I feel like I have learned so much this year. The lessons have been hard ones to learn. They have come through rough, challenging, hard-earned experience. There have been several moments when I've felt angry inside about my limitations and struggles. I remember one day expressing to the Lord that I can't be the mom, wife, ward member, friend that I need to be because of these limitations. Almost as immediately as I expressed those frustrations came the answer that I will be better in my roles because of the sensitivity and understanding I am gaining from these challenges. I will be a more compassionate visiting teacher and member of Relief Society because I know how discouragement and weariness feel. One day I will know how to succor and support my daughters-in-law and (hopefully!) daughter(s) when they have babies and need extra help. I will be able to talk a friend through a hard time because I can say with true understanding, "I've been there." And that is a blessing. Through the difficulty comes understanding. That understanding breeds love and compassion. I feel humbled. I feel deeply dependent upon the Lord for my daily strength. I feel a stronger reliance upon Grant. I feel greater love for my children, because, as I once heard so beautifully expressed by a bishopric member, "You sacrifice for what you love, and you love what you sacrifice for."

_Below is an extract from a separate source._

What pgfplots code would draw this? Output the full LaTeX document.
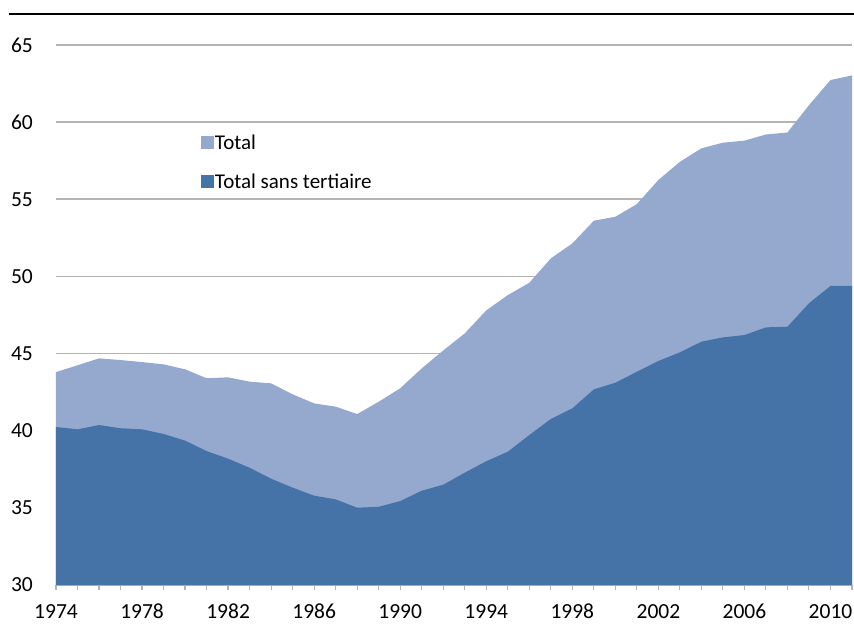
\documentclass[border=0pt]{standalone}
\usepackage{fontspec}
\setmainfont{Carlito}
\usepackage{pgfplots}
\pgfplotsset{compat=1.18}
\usepackage{pgfplotstable}
\definecolor{lightb}{HTML}{95A9CF}
\definecolor{darkb}{HTML}{4573A7}
\definecolor{gridg}{HTML}{B4B4B4}
\pgfplotstableread{
year total sans
1974 43.80 40.24
1975 44.24 40.09
1976 44.69 40.37
1977 44.58 40.16
1978 44.45 40.09
1979 44.30 39.79
1980 43.98 39.36
1981 43.40 38.68
1982 43.46 38.19
1983 43.18 37.60
1984 43.07 36.89
1985 42.36 36.31
1986 41.77 35.79
1987 41.56 35.55
1988 41.08 35.01
1989 41.88 35.07
1990 42.75 35.44
1991 44.04 36.11
1992 45.20 36.50
1993 46.31 37.28
1994 47.80 38.02
1995 48.79 38.64
1996 49.59 39.72
1997 51.17 40.76
1998 52.14 41.45
1999 53.61 42.68
2000 53.87 43.11
2001 54.69 43.82
2002 56.25 44.52
2003 57.43 45.08
2004 58.30 45.77
2005 58.67 46.05
2006 58.80 46.20
2007 59.20 46.70
2008 59.33 46.74
2009 61.10 48.26
2010 62.73 49.38
2011 63.03 49.38
}\datatable
\begin{document}
\begin{tikzpicture}[x=1pt,y=1pt]
\path[use as bounding box] (-56,-40) rectangle (798,585);
\draw[line width=2pt, black] (-47,571.3) -- (798,571.3);
\begin{axis}[
  at={(0,0)}, anchor=origin,
  scale only axis, width=796pt, height=540pt,
  xmin=1974, xmax=2011, ymin=30, ymax=65,
  ytick={30,35,...,65},
  xtick={1974,1978,...,2010},
  minor xtick={1974,...,2011},
  axis x line*=bottom, axis y line*=left,
  y axis line style={draw=none},
  x axis line style={draw=gridg, line width=1.2pt, -},
  tick align=outside,
  major tick length=5pt, minor tick length=5pt,
  xtick style={draw=gridg, line width=1.2pt},
  minor x tick style={draw=gridg, line width=1.2pt},
  ytick style={draw=none},
  ymajorgrids, grid style={draw=gridg, line width=1.6pt},
  /pgf/number format/assume math mode=true,
  /pgf/number format/1000 sep={},
  ticklabel style={font=\fontsize{21.5}{25}\selectfont},
  yticklabel style={inner sep=0pt, xshift=-18pt},
  xticklabel style={inner sep=0pt, yshift=-14pt},
  legend style={at={(0.178,0.84)}, anchor=north west, draw=none, fill=none,
    font=\fontsize{21}{25}\selectfont, row sep=21pt,
    nodes={inner sep=1pt}},
  legend cell align=left,
  legend image code/.code={\fill[#1] (0pt,-6.5pt) rectangle (13pt,6.5pt);},
]
\addplot[fill=lightb, draw=none] table[x=year,y=total]{\datatable} \closedcycle;
\addlegendentry{Total}
\addplot[fill=darkb, draw=none] table[x=year,y=sans]{\datatable} \closedcycle;
\addlegendentry{Total sans tertiaire}
\end{axis}
\end{tikzpicture}
\end{document}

In many ways I am thankful for this year to end. I look forward to a fresh start in 2012 and feeling more like myself. There are promising changes ahead, and I know that with those come additional challenges. But I feel like the Lord is preparing me for what lies ahead. I am grateful for his trust in me, that He knows I can face the challenges He gives me, and that He knows they will strengthen my character and make me "more fit for the Kingdom." Among some of the words that have uplifted me lately, here are a few of my favorites:
"Elder Neal A. Maxwell said that the Lord made known to him that his own struggle against cancer was designed to give 'authenticity' to his ministry (see Bruce C. Hafen, A Disciple's Life, 562). In a much smaller way I feel that, because of what I have experienced, I can testify 'with authenticity' of the peace and strength that indeed come to those who cast their burdens upon the Lord." -- Brent L. Top, "When You Can't Do It Alone," ix
"We should take care not to resent the very things that help us put on the divine nature." -- " As Many as I Love, I Rebuke and Chasten," Elder D. Todd Christofferson, Ensign, May 2011
"And I will also ease the burdens which are put upon your shoulders, that even you cannot feel them upon your backs, even while you are in bondage; and this will I do that ye may stand as witnesses for me hereafter, and that ye may know of a surety that I, the Lord God, do visit my people in their afflictions.
And now it came to pass that the burdens which were laid upon Alma and his brethren were made light; yea, the Lord did strengthen them that they could bear up their burdens with ease, and they did submit cheerfully and with patience to all the will of the Lord." -- Mosiah 24: 14-15
I am grateful for words of comfort like these. The hope and peace I have received through many sources over the last several weeks have felt like that beautiful burst of sunlight I saw yesterday morning -- the promise of a new day, revealed in quiet, peaceful moments, that, though fleeting, bring a reassurance of light and hope and joy. I am so grateful.
2 comments:
Love this. Love you. And I am grateful that you are doing better-in all aspects. Keep on keepin' on, girlie. Perhaps you're experiencing a bit of that "training ground for a better, and happier, day" someone we love once spoke of... You're stronger than you realize!
Thank you so much for Sharing Monica! I am struggling with something very similar in regards simplifying my life. Your post brought me to tears today. I am grateful to know you and grateful to you for sharing your experiences with others! You are an inspiration! Hope you are all doing well! Take care! Love ya!